La Russie déplore que l’Arménie succombe aux sirènes de l’UE

Le Parlement européen a adopté une résolution soulignant la nécessité de renforcer les liens entre l’Union européenne (UE) et l’Arménie, encourageant cette dernière à poursuivre son autonomisation vis-à-vis de la Russie. Si le Premier ministre, Nikol Pachinian, s’en félicite, les observateurs russes n’apprécient pas.

Mercredi 13 mars, le Parlement européen a adopté, par 504 voix pour et 4 contre, « une résolution sur la nécessité de liens étroits entre l’Union européenne et l’Arménie, et un accord de paix entre l’Arménie et l’Azerbaïdjan », rapporte le site arménien Armenpress. Les députés ont par ailleurs indiqué que « si l’Arménie souhaite obtenir le statut de candidat [à l’adhésion à l’UE] et poursuit sur la voie des réformes qui renforcent la démocratie, cela pourrait constituer la base d’une phase de transformation des relations entre l’UE et l’Arménie ».

Le Premier ministre arménien, Nikol Pachinian, qui dès son arrivée au pouvoir s’est engagé à sortir l’Arménie de l’orbite de la Russie, a salué cette résolution qui « exprime le soutien indéfectible [de l’UE] à la souveraineté, à l’intégrité territoriale et à l’indépendance de la république d’Arménie », relaie le site russo-arménien Russia Armenia Info. « La résolution doit faire l’objet de discussions au sein de la société en Arménie », a-t-il ajouté.

Le ministre des Affaires étrangères arménien, Ararat Mirzoian, a affirmé que l’approfondissement des relations avec l’Occident et l’UE n’était pas dirigé contre la Russie ni ses autres voisins. « Notre objectif est d’accroître la sécurité de l’Arménie », a-t-il déclaré vendredi 15 mars devant l’Assemblée nationale arménienne, cité par le média arménien News Armenia. Alors que la Russie était son allié traditionnel, l’Arménie se détourne peu à peu de Moscou, qui ne l’aurait pas soutenue face à son rival azerbaïdjanais.

« Pas de véritable intégration » ?

Ce revirement n’enthousiasme par la Russie. « On anesthésie l’Arménie par un rêve européen », titre, ironique, le quotidien russe Nezavissimaïa Gazeta. La résolution européenne a tenu compte, entre autres, « du gel de l’adhésion de l’Arménie à l’Organisation du traité de sécurité collective [chapeautée par Moscou], de la réduction de la dépendance de l’Arménie à l’égard de la Russie et du développement de la coopération avec la France et d’autres pays de l’UE. Par ailleurs, les députés européens veulent protéger ainsi Erévan de Moscou », poursuit le média russe.

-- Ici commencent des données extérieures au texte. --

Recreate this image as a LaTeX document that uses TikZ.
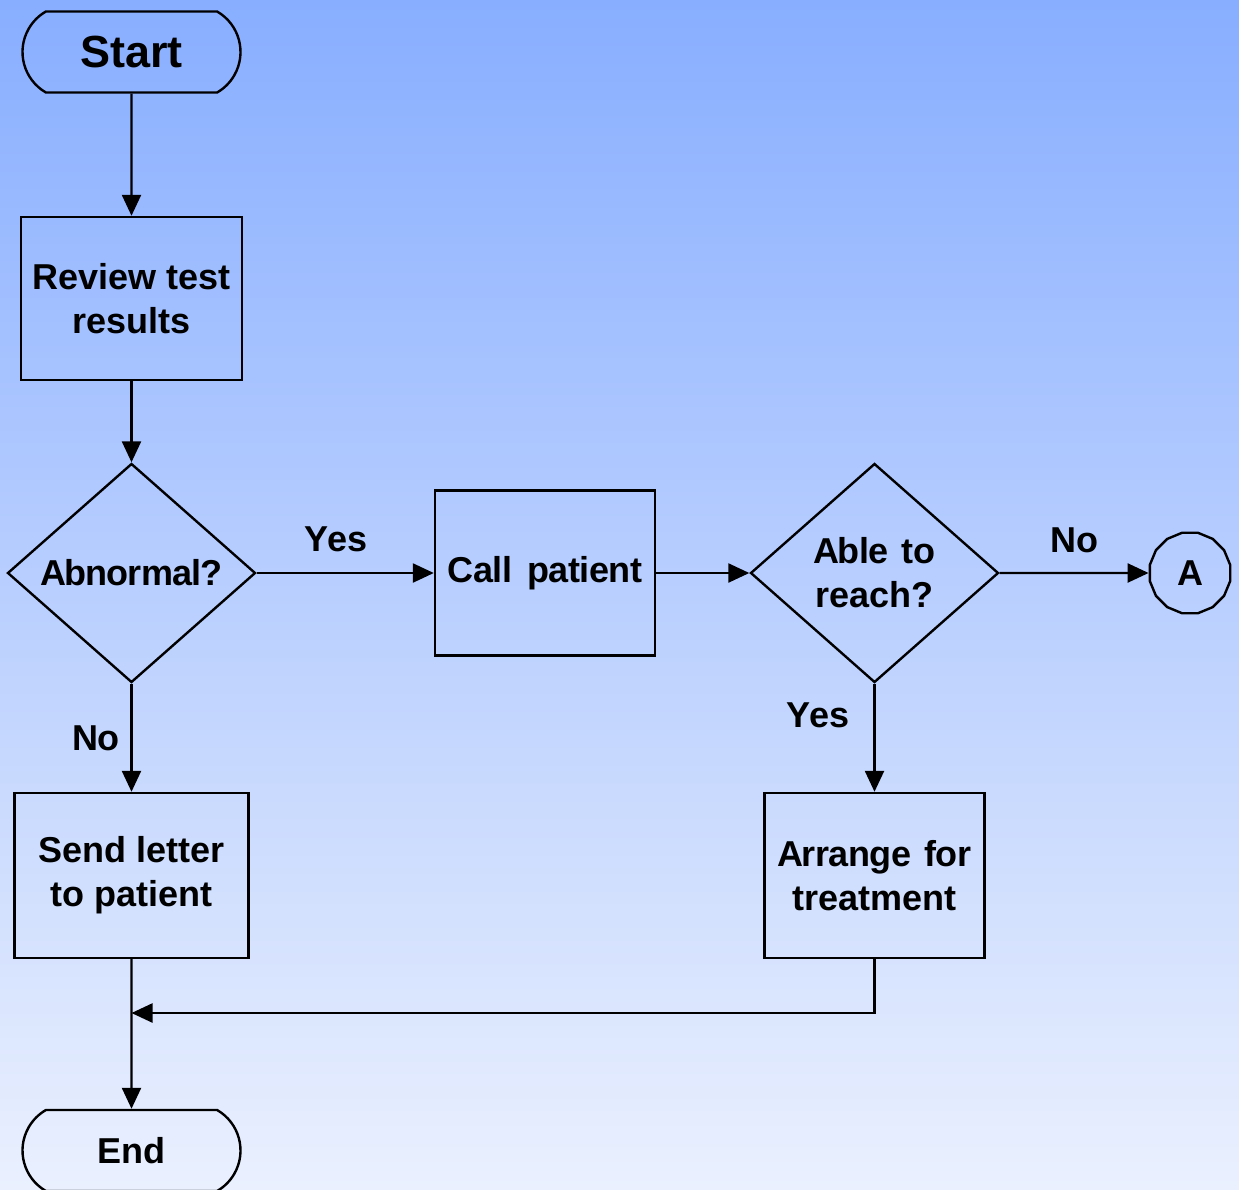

« Cette résolution est importante pour l’Arménie, explique à Nezavissimaïa Gazeta l’expert arménien Archalouïs Mgdessian. Les autorités du pays la perçoivent comme une nouvelle étape sur la voie du rapprochement avec l’UE. Mais il ne s’agit que d’image, pas de véritable intégration. Jusqu’à présent, l’Arménie ne jouit ni d’un régime d’exemption de visa ni d’un accord d’association avec l’UE. En outre, pour un véritable rapprochement, l’Arménie devra se retirer de toutes les organisations que la Russie supervise, et en premier lieu de l’Union économique eurasiatique ».

La « carotte » agitée par Bruxelles

L’analyste arménien Haïk Khalatian, interrogé par le même journal, pense que « les discussions sur l’intégration européenne ont pour but de détourner l’attention de la société arménienne de la perte du Karabagh [en 2023] et de la cession (à venir, à l’Azerbaïdjan) de villages (contestés] dans les régions frontalières ». Khalatian en est persuadé :

« L’Occident fait des pas vers Erévan non pas par amour pour l’Arménie, mais dans le cadre de la confrontation géopolitique avec la Russie ».

L’analyse du journal de Moscou Kamsomolskaïa Pravde est sans concessions : « Pachinian a ‘retourné sa veste’ en direction de l’Ouest et mène son propre pays à l’effondrement ». Selon le journal, la dynamique des relations russo-arméniennes « a radicalement changé » en 2023 : « Pachinian a choisi la voie d’une coopération éphémère avec l’Occident, abandonnant délibérément l’amitié avec ses partenaires historiques et les valeurs de son propre peuple ».

L’expert et député azerbaïdjanais Rassim Moussabekov, interrogé par le site azerbaïdjanais Vesti, qualifie la résolution des députés européens de « carotte » brandie pour qu’Erévan obtempère à Bruxelles. Il présage une riposte très sévère de Moscou et conclut : « Il est illusoire d’espérer un détournement de la Russie vers l’Occident sans douleur ».